If you’ve talked to me lately, I have probably bored you silly on the subject of my closet intervention, which was engineered by a very good friend. (Wow, look at the male regulars here heading for the exits. Amazing. Trust me. We are leading up to a memory. Two, in fact!) Like most women I know, I secretly wanted a makeover that would somehow involve no criticism of the self being made over. And definitely no public shaming via television show. I want Cliff and Stacey to tell me not what to wear, without having to take part in WHAT NOT TO WEAR.
At any rate, I f’loved it, including the discussion on why I feel it’s necessary to have loose travel dresses/tunics that can endure vomit. But the thing I found fascinating is that it is a deeply shaming experience even without television cameras to capture it. Why? Because it involves waste. There were clothes in my closet that still had the tags on them — and I keep a relatively lean closet. Of course, they had the tags on them because I had no desire to wear them. (An aside: I’m not one to hold onto clothes that don’t fit.) Yet I had somehow convinced myself that unworn clothes in the closet, like unwanted food forced down in hopes of joining the Clean Plate Club, were not wasted.
One thing jumped out: my shoe collection, which Facebook followers have been given glimpses of over the years, was in pretty good shape. Why was I so clear about what to put on my feet, but not what to put on my body?
Because I have no problem with my size 9.5, sometimes 10 feet. But for thirty-five years now, I’ve been waiting to morph into “Charlie,” as embodied by Shelley Hack, with Bobby Short singing my theme song as I stride down the street. Kinda cool, kinda now. Kinda young, kinda wow.* I wanted, in short — in Short — to be 5-foot-10 and 115 pounds.
Hey, I’m really close in one of those categories.
The ideal of female beauty in my youth was tall and thin. Really thin. Doing cocaine at Studio 54 thin. I remember when a college friend described to me earnestly how Cheryl Tiegs used to weigh some ungodly, horrible weight and had dieted her way back to supermodel stardom.
Cheryl Tiegs’s ungodly horrible weight was mine at the time. Thirty-something years later, I actually weigh a little less, but not much, although I am far leaner.

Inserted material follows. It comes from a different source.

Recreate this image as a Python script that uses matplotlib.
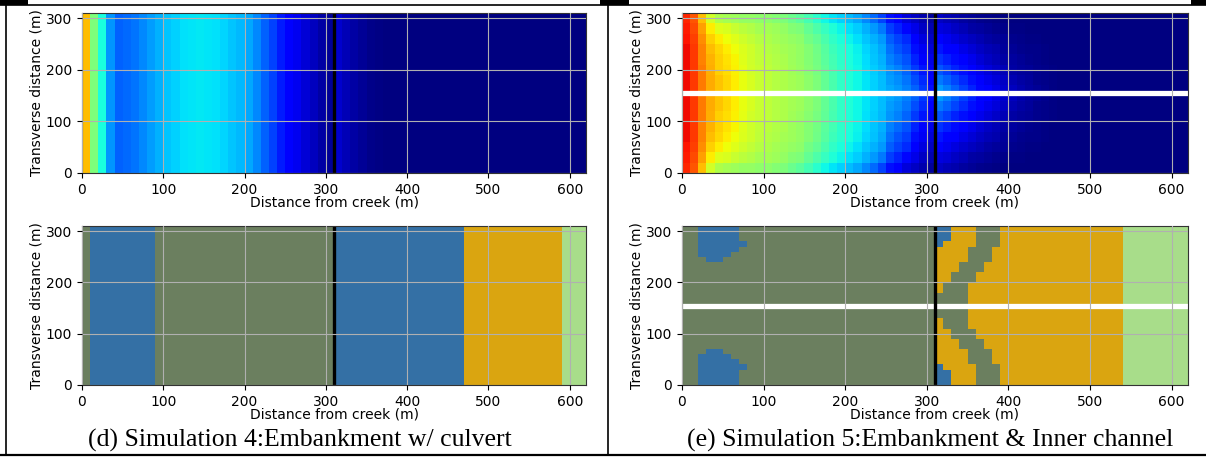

I’m not writing a body acceptance PSA here. (No, seriously — the guys can come back!) Things have gotten better and worse in some ways. More acceptance of different figures, but also this horrible plastic surgery aesthetic, the so-called Tits on a Stick. Yet there she is in my imagination, striding down the street, taunting me. I was sophisticated enough at fourteen to know that the perfume wouldn’t make me Charlie. But I looked for a long time for something that would.
The other memory that popped up was one of my favorite makeover scenes of all time, in VALLEY OF THE DOLLS. (Only the book, not the movie.) Neely O’Hara has a new vocal coach who wants her to burn her entire wardrobe, including a purple coat with a fox collar. She is allowed two dresses, solid wools, which cost $150* apiece. Spreading a napkin on her lap, she tells her boyfriend: One spill and half my wardrobe is out of commission.
Anyone else here ever had a makeover of any sort (wardrobe, library, home)? Or an affection for Jacqueline Susann?
*From memory, so suspect
**I’ll look this up in an inflation calculator, but it must have been a lot of money in 1948.